A roof that is past its expected life or an HVAC system that hasn’t been serviced in years are examples that come back in inspection reports and give buyers leverage to renegotiate. Addressing them before posting up the listing removes that leverage and positions the home as move-in ready.

This is also where the financial logic is clearest. Fixing a roof on your own time costs less than fixing it under the pressure of a pending sale. By the time a buyer’s inspector flags it, the timeline is quite compressed, and the options are limited.

Finding the Right Contractors for the Work

Knowing which projects to prioritize is one part of the pre-sale preparation. Finding the right people to execute them is another. For many homeowners, it is the most stressful part of the process.

The traditional approach of asking around and hoping a referral comes through sometimes works. But it is slow and unreliable. It often produces a contractor whose strengths don’t match the specific work that needs doing. Spending weeks trying to find a reliable roofer or a bathroom specialist before a listing deadline adds stress that sellers don’t need.

The search gets shorter with https://fixihouse.com/, which does the matching before the first call. For sellers working against a listing deadline, having a faster path to the right contractor is worth more than most people expect when they’re planning what to fix before they list.

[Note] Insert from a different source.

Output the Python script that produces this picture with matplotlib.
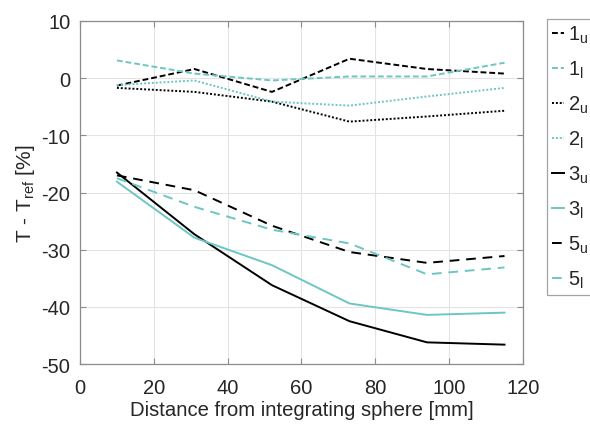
import matplotlib
matplotlib.use("Agg")
import matplotlib.pyplot as plt

plt.rcParams['font.family'] = ['Liberation Sans', 'DejaVu Sans']
plt.rcParams['mathtext.fontset'] = 'custom'
plt.rcParams['mathtext.rm'] = 'Liberation Sans'
plt.rcParams['mathtext.it'] = 'Liberation Sans:italic'
plt.rcParams['axes.unicode_minus'] = False

# distance from the integrating sphere [mm]
distance = [10, 31, 52, 73, 94, 115]

# relative transmittance deviation [%]
t_1u = [-1.3, 1.6, -2.4, 3.4, 1.6, 0.8]
t_1l = [3.1, 0.8, -0.4, 0.3, 0.3, 2.7]
t_2u = [-1.7, -2.4, -4.1, -7.6, -6.7, -5.7]
t_2l = [-1.2, -0.4, -4.1, -4.8, -3.2, -1.7]
t_3u = [-16.5, -27.3, -36.2, -42.5, -46.2, -46.6]
t_3l = [-18.1, -27.9, -32.7, -39.4, -41.4, -41.0]
t_5u = [-17.0, -19.6, -25.8, -30.4, -32.3, -31.1]
t_5l = [-17.5, -22.5, -26.5, -28.9, -34.3, -33.1]

labels = ['1$_\\mathrm{u}$', '1$_\\mathrm{l}$', '2$_\\mathrm{u}$', '2$_\\mathrm{l}$',
          '3$_\\mathrm{u}$', '3$_\\mathrm{l}$', '5$_\\mathrm{u}$', '5$_\\mathrm{l}$']

black = 'black'
teal = '#6cc6c3'
txt = '#262626'
dash_short = (0, (3, 1.5))
dash_long = (0, (5, 3.5))
dot = (0, (1, 1))

fig = plt.figure(figsize=(5.9, 4.27), dpi=100)
ax = fig.add_axes([0.1356, 0.145, 0.7508, 0.8035])

series = [
    (t_1u, black, dash_short),
    (t_1l, teal, dash_short),
    (t_2u, black, dot),
    (t_2l, teal, dot),
    (t_3u, black, '-'),
    (t_3l, teal, '-'),
    (t_5u, black, dash_long),
    (t_5l, teal, dash_long),
]
for (vals, col, ls), lab in zip(series, labels):
    ax.plot(distance, vals, color=col, linestyle=ls, linewidth=1.4, label=lab)

ax.set_xlim(0, 120)
ax.set_ylim(-50, 10)
ax.set_xticks(range(0, 121, 20))
ax.set_yticks(range(-50, 11, 10))
ax.grid(True, color='#e3e3e3', linewidth=0.8)
ax.set_axisbelow(True)
for s in ax.spines.values():
    s.set_color('#8c8c8c')
    s.set_linewidth(0.9)
ax.tick_params(direction='in', top=True, right=True, color='#8c8c8c',
               labelcolor=txt, labelsize=14.5, length=4)
ax.tick_params(axis='x', pad=10)
ax.tick_params(axis='y', pad=7)
ax.set_xlabel('Distance from integrating sphere [mm]', fontsize=14.6, color=txt, labelpad=2)
ax.set_ylabel('T - T$_\\mathrm{ref}$ [%]', fontsize=15, color=txt, labelpad=3)

# legend sits outside the axes, partly clipped by the figure edge
leg = fig.legend(loc='upper left', bbox_to_anchor=(0.927, 0.953), borderaxespad=0,
                 fontsize=14.5, handlelength=0.6, handletextpad=0.2,
                 labelspacing=0.68, borderpad=0.25, frameon=True, fancybox=False)
leg.get_frame().set_edgecolor('#8c8c8c')
leg.get_frame().set_linewidth(0.9)
for t in leg.get_texts():
    t.set_color(txt)

fig.savefig('out.png', dpi=100)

Kitchen and Bathroom Updates That Actually Return

Full kitchen and bathroom renovations rarely return their full cost at resale. But targeted updates in these rooms make a real difference to how buyers perceive a property. Most importantly, they cost a fraction of a full remodel.

In the kitchen, new cabinet fronts and updated hardware can change the feel of the room without touching the layout or appliances. A fresh countertop makes a bigger visual impact than most homeowners expect. In the bathroom, replacing a dated vanity and swapping out fixtures are the updates that buyers notice most.

The goal is to remove the details that make buyers mentally subtract from their offer. Handling these visible issues before listing means the conversation starts from a stronger position.

Don’t Overlook Energy Efficiency

Energy efficiency has moved from a selling point to an expectation in many markets. Buyers now factor utility costs into their purchase decisions more directly than they did a decade ago. As a result, homes with clear efficiency advantages usually generate more interest.

Insulation upgrades, window replacement, and smart thermostat installation are all improvements that buyers can see and understand. Some also qualify for federal tax credits under the Inflation Reduction Act, which changes the effective cost to the homeowner.

A home that demonstrates lower operating costs is easier to justify at a higher price point. For sellers in competitive markets, efficiency upgrades can be a meaningful differentiator.

Price the Improvements Into Your Strategy

One mistake sellers make is improving a home well above the standard of comparable properties in the neighborhood. Buyers compare properties against each other, and a renovation that takes a home significantly above neighborhood norms rarely recovers its full cost. That’s because buyers won’t pay a premium that isn’t supported by what else is available in the area.

The right benchmark is what comparable homes look like. Improvements that bring a property to that standard add value. Ones that go beyond it often don’t. This is why a conversation with a real estate agent before starting any pre-sale renovation is worth the time. An agent with local market knowledge can tell you which improvements buyers in your area are actually responding to, and which ones are unlikely to change the final price.

Timing Matters More Than Most Sellers Realize

Renovation takes longer than expected. Listing deadlines tend to arrive faster than planned. A bathroom update that seems like a two-week job can run longer after you take into account contractor availability, material lead times, inspection scheduling, and other factors.

Planning pre-sale improvements around a realistic timeline is what keeps sellers from rushing the work or listing before it’s finished. The best preparation starts earlier than you might feel is necessary. This is why the sellers who go into the market in the best shape are usually the ones who started thinking about it six months before they were ready to list.